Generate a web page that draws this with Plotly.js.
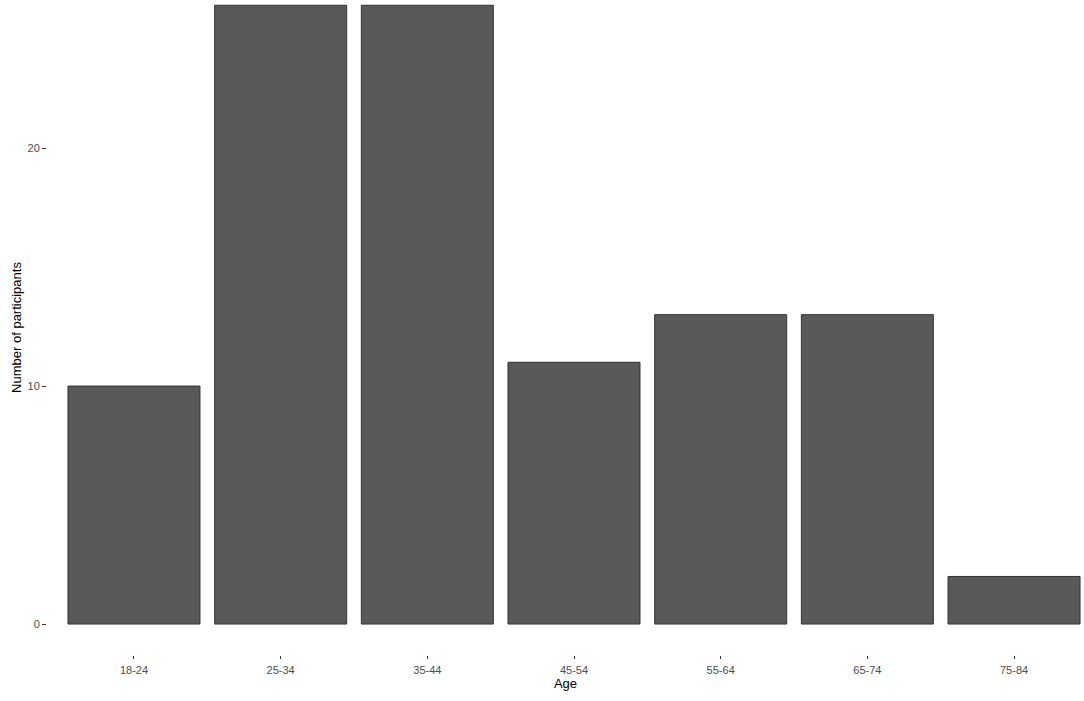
<!DOCTYPE html>
<html>
<head>
<meta charset="utf-8">
<script src="https://cdn.plot.ly/plotly-3.0.1.min.js"></script>
<style>
  html, body { margin: 0; padding: 0; background: #fff; }
  #chart { width: 1084px; height: 701px; }
</style>
</head>
<body>
<div id="chart"></div>
<script>
const ageGroups = ['18-24', '25-34', '35-44', '45-54', '55-64', '65-74', '75-84'];
const participants = [10, 26, 26, 11, 13, 13, 2];
const yTicks = [0, 10, 20];

const font = 'Liberation Sans, Arial, sans-serif';

Plotly.newPlot('chart', [{
  type: 'bar',
  x: ageGroups,
  y: participants,
  marker: { color: '#595959', line: { color: '#333333', width: 1 } },
  hoverinfo: 'x+y'
}], {
  width: 1084,
  height: 701,
  paper_bgcolor: '#ffffff',
  plot_bgcolor: '#ffffff',
  margin: { l: 47, r: 0, t: 0, b: 46 },
  bargap: 0.1,
  showlegend: false,
  font: { family: font, color: '#000000', size: 13 },
  xaxis: {
    type: 'category',
    range: [-0.593, 6.477],
    showgrid: false,
    zeroline: false,
    showline: false,
    ticks: 'outside',
    ticklen: 3,
    tickwidth: 1,
    tickcolor: '#333333',
    ticklabelstandoff: 2,
    tickfont: { family: font, size: 11, color: '#4d4d4d' },
    automargin: false,
    title: { text: 'Age', font: { family: font, size: 13, color: '#000000' }, standoff: 2 }
  },
  yaxis: {
    range: [-1.3, 26.22],
    tickvals: yTicks,
    ticktext: yTicks.map(String),
    showgrid: false,
    zeroline: false,
    showline: false,
    ticks: 'outside',
    ticklen: 4,
    tickwidth: 1,
    tickcolor: '#333333',
    tickfont: { family: font, size: 11, color: '#4d4d4d' },
    automargin: false,
    title: { text: 'Number of participants', font: { family: font, size: 13, color: '#000000' }, standoff: 2 }
  }
}, { displayModeBar: false, responsive: false });
</script>
</body>
</html>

● ● ● ● ● ● ●

» TO DO
Print out the lines exactly, skipping any picture.

» REPLY TO THE EXERCISE
Generate a web page that draws this with Plotly.js.
<!DOCTYPE html>
<html>
<head>
<meta charset="utf-8">
<script src="https://cdn.plot.ly/plotly-3.0.1.min.js"></script>
<style>
  html, body { margin: 0; padding: 0; background: #fff; }
  #chart { width: 1084px; height: 701px; }
</style>
</head>
<body>
<div id="chart"></div>
<script>
const ageGroups = ['18-24', '25-34', '35-44', '45-54', '55-64', '65-74', '75-84'];
const participants = [10, 26, 26, 11, 13, 13, 2];
const yTicks = [0, 10, 20];

const font = 'Liberation Sans, Arial, sans-serif';

Plotly.newPlot('chart', [{
  type: 'bar',
  x: ageGroups,
  y: participants,
  marker: { color: '#595959', line: { color: '#333333', width: 1 } },
  hoverinfo: 'x+y'
}], {
  width: 1084,
  height: 701,
  paper_bgcolor: '#ffffff',
  plot_bgcolor: '#ffffff',
  margin: { l: 47, r: 0, t: 0, b: 46 },
  bargap: 0.1,
  showlegend: false,
  font: { family: font, color: '#000000', size: 13 },
  xaxis: {
    type: 'category',
    range: [-0.593, 6.477],
    showgrid: false,
    zeroline: false,
    showline: false,
    ticks: 'outside',
    ticklen: 3,
    tickwidth: 1,
    tickcolor: '#333333',
    ticklabelstandoff: 2,
    tickfont: { family: font, size: 11, color: '#4d4d4d' },
    automargin: false,
    title: { text: 'Age', font: { family: font, size: 13, color: '#000000' }, standoff: 2 }
  },
  yaxis: {
    range: [-1.3, 26.22],
    tickvals: yTicks,
    ticktext: yTicks.map(String),
    showgrid: false,
    zeroline: false,
    showline: false,
    ticks: 'outside',
    ticklen: 4,
    tickwidth: 1,
    tickcolor: '#333333',
    tickfont: { family: font, size: 11, color: '#4d4d4d' },
    automargin: false,
    title: { text: 'Number of participants', font: { family: font, size: 13, color: '#000000' }, standoff: 2 }
  }
}, { displayModeBar: false, responsive: false });
</script>
</body>
</html>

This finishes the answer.